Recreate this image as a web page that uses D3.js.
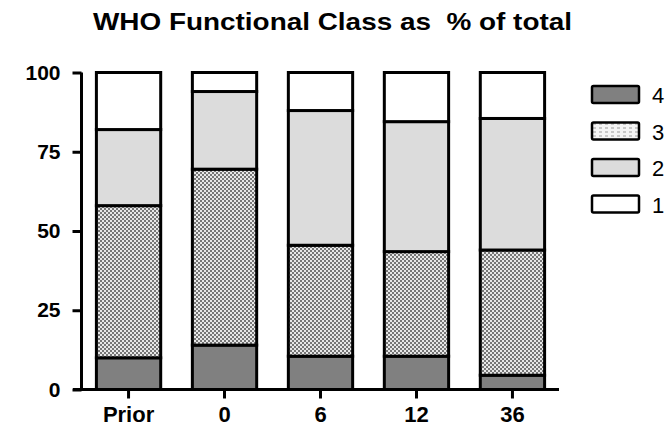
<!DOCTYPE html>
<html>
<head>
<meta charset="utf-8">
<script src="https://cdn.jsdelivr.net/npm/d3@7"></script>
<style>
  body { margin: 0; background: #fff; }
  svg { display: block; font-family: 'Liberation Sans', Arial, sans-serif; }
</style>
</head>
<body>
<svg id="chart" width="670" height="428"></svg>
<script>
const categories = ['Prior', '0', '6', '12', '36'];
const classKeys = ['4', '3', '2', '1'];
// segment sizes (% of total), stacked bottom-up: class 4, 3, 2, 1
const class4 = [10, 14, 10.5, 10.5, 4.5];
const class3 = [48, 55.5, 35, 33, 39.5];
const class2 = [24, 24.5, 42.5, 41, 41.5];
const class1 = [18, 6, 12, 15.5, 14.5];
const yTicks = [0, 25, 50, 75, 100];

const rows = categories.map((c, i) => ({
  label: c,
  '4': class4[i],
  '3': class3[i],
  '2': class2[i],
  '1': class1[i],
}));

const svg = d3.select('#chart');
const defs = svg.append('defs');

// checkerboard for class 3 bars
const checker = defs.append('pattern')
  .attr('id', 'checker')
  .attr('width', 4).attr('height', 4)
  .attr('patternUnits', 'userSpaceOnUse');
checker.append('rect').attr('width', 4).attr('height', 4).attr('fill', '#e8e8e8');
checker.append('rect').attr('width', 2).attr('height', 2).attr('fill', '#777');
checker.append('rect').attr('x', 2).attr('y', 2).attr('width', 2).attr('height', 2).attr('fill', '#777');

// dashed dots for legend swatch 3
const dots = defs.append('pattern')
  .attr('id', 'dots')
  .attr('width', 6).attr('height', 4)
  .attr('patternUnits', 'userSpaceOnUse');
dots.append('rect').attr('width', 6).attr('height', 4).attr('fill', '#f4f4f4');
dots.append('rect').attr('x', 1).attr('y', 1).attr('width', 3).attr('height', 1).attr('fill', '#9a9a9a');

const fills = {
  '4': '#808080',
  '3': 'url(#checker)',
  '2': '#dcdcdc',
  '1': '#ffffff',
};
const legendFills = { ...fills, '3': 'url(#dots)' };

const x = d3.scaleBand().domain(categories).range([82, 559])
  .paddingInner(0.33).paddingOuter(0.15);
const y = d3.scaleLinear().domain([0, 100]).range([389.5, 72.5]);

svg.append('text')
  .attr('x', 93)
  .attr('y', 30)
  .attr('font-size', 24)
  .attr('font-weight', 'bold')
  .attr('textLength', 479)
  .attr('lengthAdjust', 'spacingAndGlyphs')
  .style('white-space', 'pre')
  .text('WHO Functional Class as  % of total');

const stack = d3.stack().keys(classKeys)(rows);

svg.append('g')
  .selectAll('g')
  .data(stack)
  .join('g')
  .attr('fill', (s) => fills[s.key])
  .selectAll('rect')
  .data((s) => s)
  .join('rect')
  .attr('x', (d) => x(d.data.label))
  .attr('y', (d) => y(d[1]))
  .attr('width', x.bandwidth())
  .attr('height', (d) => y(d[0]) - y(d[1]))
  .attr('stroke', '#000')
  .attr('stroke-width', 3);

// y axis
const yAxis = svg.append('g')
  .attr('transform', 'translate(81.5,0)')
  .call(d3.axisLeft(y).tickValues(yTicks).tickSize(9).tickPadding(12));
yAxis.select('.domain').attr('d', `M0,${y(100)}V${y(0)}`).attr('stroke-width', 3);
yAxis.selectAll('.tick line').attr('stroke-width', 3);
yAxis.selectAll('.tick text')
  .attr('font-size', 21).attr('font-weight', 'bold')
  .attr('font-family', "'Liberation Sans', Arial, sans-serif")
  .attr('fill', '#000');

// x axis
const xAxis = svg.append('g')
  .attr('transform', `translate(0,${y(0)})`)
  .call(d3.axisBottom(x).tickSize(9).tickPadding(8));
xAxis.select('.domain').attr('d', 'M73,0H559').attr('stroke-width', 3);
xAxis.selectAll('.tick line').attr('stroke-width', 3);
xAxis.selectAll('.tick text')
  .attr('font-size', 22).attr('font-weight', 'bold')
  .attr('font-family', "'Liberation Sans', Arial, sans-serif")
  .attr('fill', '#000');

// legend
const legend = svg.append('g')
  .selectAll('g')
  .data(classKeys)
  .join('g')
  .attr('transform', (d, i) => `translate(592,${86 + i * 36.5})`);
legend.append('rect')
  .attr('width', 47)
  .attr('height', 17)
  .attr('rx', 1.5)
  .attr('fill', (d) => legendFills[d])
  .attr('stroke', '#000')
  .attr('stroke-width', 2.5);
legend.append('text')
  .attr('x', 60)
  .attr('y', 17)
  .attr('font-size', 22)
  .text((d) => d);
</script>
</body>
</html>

---

Without the pictures, return the listing above from its first line through the line that has "d3.scaleLinear().domain([0, 100]).range([389.5, 72.5]);".

**EXERCISE ANSWER:**
Recreate this image as a web page that uses D3.js.
<!DOCTYPE html>
<html>
<head>
<meta charset="utf-8">
<script src="https://cdn.jsdelivr.net/npm/d3@7"></script>
<style>
  body { margin: 0; background: #fff; }
  svg { display: block; font-family: 'Liberation Sans', Arial, sans-serif; }
</style>
</head>
<body>
<svg id="chart" width="670" height="428"></svg>
<script>
const categories = ['Prior', '0', '6', '12', '36'];
const classKeys = ['4', '3', '2', '1'];
// segment sizes (% of total), stacked bottom-up: class 4, 3, 2, 1
const class4 = [10, 14, 10.5, 10.5, 4.5];
const class3 = [48, 55.5, 35, 33, 39.5];
const class2 = [24, 24.5, 42.5, 41, 41.5];
const class1 = [18, 6, 12, 15.5, 14.5];
const yTicks = [0, 25, 50, 75, 100];

const rows = categories.map((c, i) => ({
  label: c,
  '4': class4[i],
  '3': class3[i],
  '2': class2[i],
  '1': class1[i],
}));

const svg = d3.select('#chart');
const defs = svg.append('defs');

// checkerboard for class 3 bars
const checker = defs.append('pattern')
  .attr('id', 'checker')
  .attr('width', 4).attr('height', 4)
  .attr('patternUnits', 'userSpaceOnUse');
checker.append('rect').attr('width', 4).attr('height', 4).attr('fill', '#e8e8e8');
checker.append('rect').attr('width', 2).attr('height', 2).attr('fill', '#777');
checker.append('rect').attr('x', 2).attr('y', 2).attr('width', 2).attr('height', 2).attr('fill', '#777');

// dashed dots for legend swatch 3
const dots = defs.append('pattern')
  .attr('id', 'dots')
  .attr('width', 6).attr('height', 4)
  .attr('patternUnits', 'userSpaceOnUse');
dots.append('rect').attr('width', 6).attr('height', 4).attr('fill', '#f4f4f4');
dots.append('rect').attr('x', 1).attr('y', 1).attr('width', 3).attr('height', 1).attr('fill', '#9a9a9a');

const fills = {
  '4': '#808080',
  '3': 'url(#checker)',
  '2': '#dcdcdc',
  '1': '#ffffff',
};
const legendFills = { ...fills, '3': 'url(#dots)' };

const x = d3.scaleBand().domain(categories).range([82, 559])
  .paddingInner(0.33).paddingOuter(0.15);
const y = d3.scaleLinear().domain([0, 100]).range([389.5, 72.5]);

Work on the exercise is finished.